Authored by spatel on Jun 11 2020, 7:52 AM.

Details

Summary

Generalize scalarization (recently enhanced with D80885) to allow compares as well as binops.
Similar to binops, we are avoiding scalarization of a loaded value because that could avoid a register transfer in codegen.
This requires 1 extra predicate that I am aware of: we do not want to scalarize the condition value of a vector select. That might also invert a transform that we do in instcombine that prefers a vector condition operand for a vector select.

I think this is the final step in solving PR37463:
https://bugs.llvm.org/show_bug.cgi?id=37463

Diff Detail

Event Timeline

spatel created this revision.Jun 11 2020, 7:52 AM
Herald added a project: Restricted Project. · View Herald TranscriptJun 11 2020, 7:52 AM
lebedev.ri added inline comments.Jun 13 2020, 9:59 AM
llvm/lib/Transforms/Vectorize/VectorCombine.cpp
326–327

This needs more words i'd say.

https://godbolt.org/z/4tqgwP
I believe the problem we are preventing is the differences in bit patterns for true/false between scalar and vector comparisons.

And there are other variants on other targets. (there's enum, can't find it right now)

Can we just model that new extra cost?

lebedev.ri requested changes to this revision.Jun 16 2020, 5:02 AM
This revision now requires changes to proceed.Jun 16 2020, 5:02 AM
spatel marked an inline comment as done.Jun 16 2020, 7:39 AM
spatel added inline comments.
llvm/lib/Transforms/Vectorize/VectorCombine.cpp
326–327

Yes, the bool format (enum BooleanContent in SDAG) is one problem. The other is the potential transfer between register files as the x86 example demonstrates.

IMO, this is similar to the existing bailout for loaded operands below here. We can try to improve the cost model to deal with larger patterns, but the ability to handle this situation doesn't exist currently AFAIK. We don't have a way to specify the combined cost of the not-yet-created scalar op + insertelt with existing users of the vector op.

spatel updated this revision to Diff 271097.Jun 16 2020, 7:47 AM

Patch updated:
Added comments to better explain the select-user bailout and TODO for possible cost model improvement.

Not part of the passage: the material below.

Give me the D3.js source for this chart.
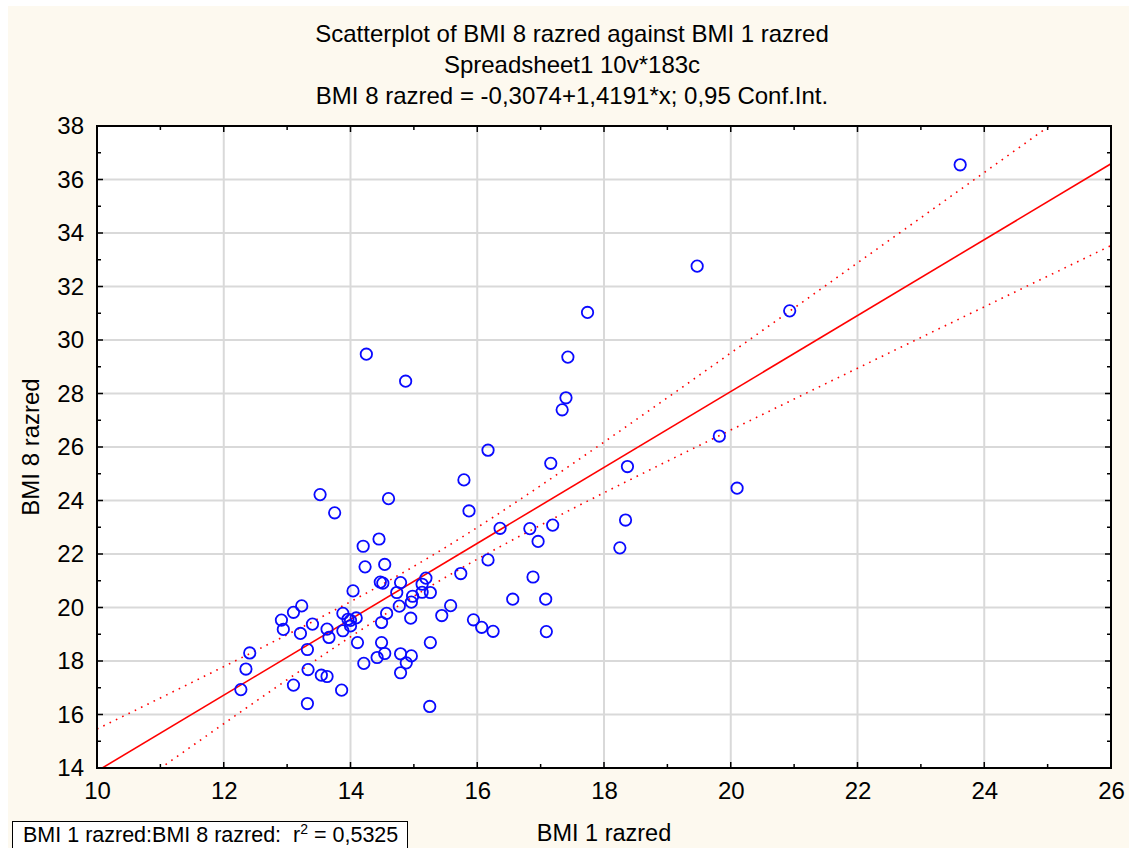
<!DOCTYPE html>
<html>
<head>
<meta charset="utf-8">
<script src="https://cdn.jsdelivr.net/npm/d3@7"></script>
<style>
  html, body { margin: 0; padding: 0; background: #ffffff; }
  svg { display: block; }
  text { font-family: "Liberation Sans", Arial, sans-serif; fill: #000; white-space: pre; }
</style>
</head>
<body>
<svg id="chart" width="1129" height="848"></svg>
<script>
// ---- data ----
const bmi1 = [12.27,12.35,12.41,12.91,12.94,13.10,13.10,13.23,13.21,13.32,13.32,13.33,13.40,13.54,13.63,13.63,13.66,13.52,13.75,13.86,
  13.88,13.88,13.96,14.00,14.00,14.04,14.09,14.11,14.20,14.21,14.23,14.25,14.42,14.45,14.47,14.51,14.49,14.49,14.54,14.54,
  14.57,14.60,14.73,14.77,14.79,14.79,14.79,14.87,14.88,14.95,14.96,14.96,14.98,15.13,15.13,15.19,15.26,15.26,15.25,15.44,
  15.58,15.74,15.79,15.87,15.94,16.07,16.17,16.17,16.25,16.36,16.56,16.83,16.88,16.96,17.08,17.09,17.16,17.19,17.34,17.40,
  17.43,17.74,18.25,18.34,18.37,19.47,19.82,20.10,20.93,23.62];
const bmi8 = [16.93,17.70,18.30,19.53,19.18,17.10,19.82,20.06,19.03,16.41,18.43,17.68,19.38,17.47,19.19,17.42,18.88,24.22,23.54,16.91,
  19.78,19.13,19.56,19.52,19.31,20.62,19.61,18.69,22.29,17.91,21.52,29.47,18.13,22.56,20.95,20.91,19.44,18.69,21.61,18.28,
  19.78,24.07,20.56,20.05,20.93,18.27,17.56,28.46,17.93,19.60,18.19,20.20,20.42,20.87,20.57,21.10,20.56,18.69,16.30,19.70,
  20.07,21.27,24.77,23.61,19.54,19.26,25.88,21.78,19.11,22.96,20.31,22.95,21.14,22.47,20.31,19.10,25.39,23.08,27.39,27.84,
  29.36,31.03,22.23,23.27,25.27,32.76,26.41,24.46,31.09,36.55];
const regression = [-0.3074, 1.4191];       // intercept, slope
const tCrit = 1.987;                          // t(0.975, df = n-2), 0,95 conf. int.
const xTicks = [10,12,14,16,18,20,22,24,26];
const yTicks = [14,16,18,20,22,24,26,28,30,32,34,36,38];
const titleLines = ["Scatterplot of BMI 8 razred against BMI 1 razred",
                    "Spreadsheet1 10v*183c",
                    "BMI 8 razred = -0,3074+1,4191*x; 0,95 Conf.Int."];
const xLabel = "BMI 1 razred";
const yLabel = "BMI 8 razred";
const r2Text = "0,5325";

// ---- layout ----
const W = 1129, H = 848;
const L = 97, R = 1111, T = 126, B = 768;
const svg = d3.select("#chart");

svg.append("rect").attr("x", 8).attr("y", 6).attr("width", W - 8).attr("height", H - 6).attr("fill", "#fdf9ef");

const x = d3.scaleLinear().domain([10, 26]).range([L, R]);
const y = d3.scaleLinear().domain([14, 38]).range([B, T]);

svg.append("rect").attr("x", L).attr("y", T).attr("width", R - L).attr("height", B - T).attr("fill", "#ffffff");

// grid
const grid = svg.append("g").attr("stroke", "#d9d9d9").attr("stroke-width", 2);
xTicks.slice(1, -1).forEach(v => grid.append("line").attr("x1", x(v)).attr("x2", x(v)).attr("y1", T).attr("y2", B));
yTicks.slice(1, -1).forEach(v => grid.append("line").attr("y1", y(v)).attr("y2", y(v)).attr("x1", L).attr("x2", R));

// clip
svg.append("clipPath").attr("id", "plotclip").append("rect").attr("x", L).attr("y", T).attr("width", R - L).attr("height", B - T);
const plot = svg.append("g").attr("clip-path", "url(#plotclip)");

// regression + confidence band
const n = bmi1.length;
const mx = d3.mean(bmi1);
const sxx = d3.sum(bmi1, v => (v - mx) * (v - mx));
const sse = d3.sum(bmi1, (v, i) => { const r = bmi8[i] - (regression[0] + regression[1] * v); return r * r; });
const s = Math.sqrt(sse / (n - 2));
const xs = d3.range(10, 26.001, 0.05);
const fit = v => regression[0] + regression[1] * v;
const half = v => tCrit * s * Math.sqrt(1 / n + (v - mx) * (v - mx) / sxx);
const line = d3.line().x(d => x(d[0])).y(d => y(d[1]));

plot.append("path").datum(xs.map(v => [v, fit(v) + half(v)])).attr("d", line)
  .attr("fill", "none").attr("stroke", "#ff0000").attr("stroke-width", 1.6).attr("stroke-dasharray", "1.6,5.4");
plot.append("path").datum(xs.map(v => [v, fit(v) - half(v)])).attr("d", line)
  .attr("fill", "none").attr("stroke", "#ff0000").attr("stroke-width", 1.6).attr("stroke-dasharray", "1.6,5.4");
plot.append("path").datum([[10, fit(10)], [26, fit(26)]]).attr("d", line)
  .attr("fill", "none").attr("stroke", "#ff0000").attr("stroke-width", 1.6);

// points
plot.append("g").selectAll("circle").data(bmi1.map((v, i) => [v, bmi8[i]])).join("circle")
  .attr("cx", d => x(d[0])).attr("cy", d => y(d[1])).attr("r", 5.7)
  .attr("fill", "none").attr("stroke", "#0a0aff").attr("stroke-width", 1.8);

// frame
svg.append("rect").attr("x", L).attr("y", T).attr("width", R - L).attr("height", B - T)
  .attr("fill", "none").attr("stroke", "#000").attr("stroke-width", 2);

// ticks (inside) on all four sides
const tk = svg.append("g").attr("stroke", "#000").attr("stroke-width", 1.5);
d3.range(10, 26.001, 1).forEach(v => {
  const len = (v % 2 === 0) ? 6 : 4;
  tk.append("line").attr("x1", x(v)).attr("x2", x(v)).attr("y1", B).attr("y2", B - len);
  tk.append("line").attr("x1", x(v)).attr("x2", x(v)).attr("y1", T).attr("y2", T + len);
});
d3.range(14, 38.001, 1).forEach(v => {
  const len = (v % 2 === 0) ? 6 : 4;
  tk.append("line").attr("y1", y(v)).attr("y2", y(v)).attr("x1", L).attr("x2", L + len);
  tk.append("line").attr("y1", y(v)).attr("y2", y(v)).attr("x1", R).attr("x2", R - len);
});

// tick labels via axes (lines hidden)
const xAxis = svg.append("g").attr("transform", `translate(0,${B})`)
  .call(d3.axisBottom(x).tickValues(xTicks).tickSize(0).tickPadding(14).tickFormat(d3.format("d")));
const yAxis = svg.append("g").attr("transform", `translate(${L},0)`)
  .call(d3.axisLeft(y).tickValues(yTicks).tickSize(0).tickPadding(13).tickFormat(d3.format("d")));
[xAxis, yAxis].forEach(a => {
  a.select(".domain").remove();
  a.selectAll("text").attr("font-size", 24).attr("font-family", "Liberation Sans, Arial, sans-serif").attr("fill", "#000");
});

// titles
titleLines.forEach((t, i) => {
  svg.append("text").attr("x", 572).attr("y", 42 + i * 31).attr("text-anchor", "middle")
    .attr("font-size", 24).text(t);
});

// axis labels
svg.append("text").attr("x", (L + R) / 2).attr("y", 841).attr("text-anchor", "middle").attr("font-size", 23.5).text(xLabel);
svg.append("text").attr("transform", "translate(39,447) rotate(-90)").attr("text-anchor", "middle")
  .attr("font-size", 24).text(yLabel);

// r2 box
svg.append("rect").attr("x", 12.5).attr("y", 821.5).attr("width", 395).attr("height", 40)
  .attr("fill", "#ffffff").attr("stroke", "#000").attr("stroke-width", 1);
const r2 = svg.append("text").attr("x", 23).attr("y", 842).attr("font-size", 21.5);
r2.append("tspan").text("BMI 1 razred:BMI 8 razred:  r");
r2.append("tspan").attr("dy", -8).attr("font-size", 14).text("2");
r2.append("tspan").attr("dy", 8).text(" = " + r2Text);
</script>
</body>
</html>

This revision is now accepted and ready to land.Jun 16 2020, 8:18 AM
This revision was automatically updated to reflect the committed changes.

Vector combine dies on assertion with this test case.

; opt -vector-combine t.ll -S

target datalayout = "e-m:e-p270:32:32-p271:32:32-p272:64:64-i64:64-f80:128-n8:16:32:64-S128"
target triple = "x86_64-unknown-linux-gnu"

%struct.s = type { i8* }

; Function Attrs: nounwind uwtable
define <4 x i1> @test(%struct.s** nocapture readonly %t1) #0 {

%t5 = insertelement <4 x %struct.s**> undef, %struct.s** %t1, i32 0
%t6 = icmp ne <4 x %struct.s**> %t5, zeroinitializer
ret <4 x i1> %t6

}

attributes #0 = { nounwind uwtable }

Vector combine dies on assertion with this test case.

; opt -vector-combine t.ll -S

target datalayout = "e-m:e-p270:32:32-p271:32:32-p272:64:64-i64:64-f80:128-n8:16:32:64-S128"
target triple = "x86_64-unknown-linux-gnu"

%struct.s = type { i8* }

; Function Attrs: nounwind uwtable
define <4 x i1> @test(%struct.s** nocapture readonly %t1) #0 {

%t5 = insertelement <4 x %struct.s**> undef, %struct.s** %t1, i32 0
%t6 = icmp ne <4 x %struct.s**> %t5, zeroinitializer
ret <4 x i1> %t6

}

attributes #0 = { nounwind uwtable }

Thanks - seems like the assert just became too strict for compares, so I changed it here:
rG741e20f3d61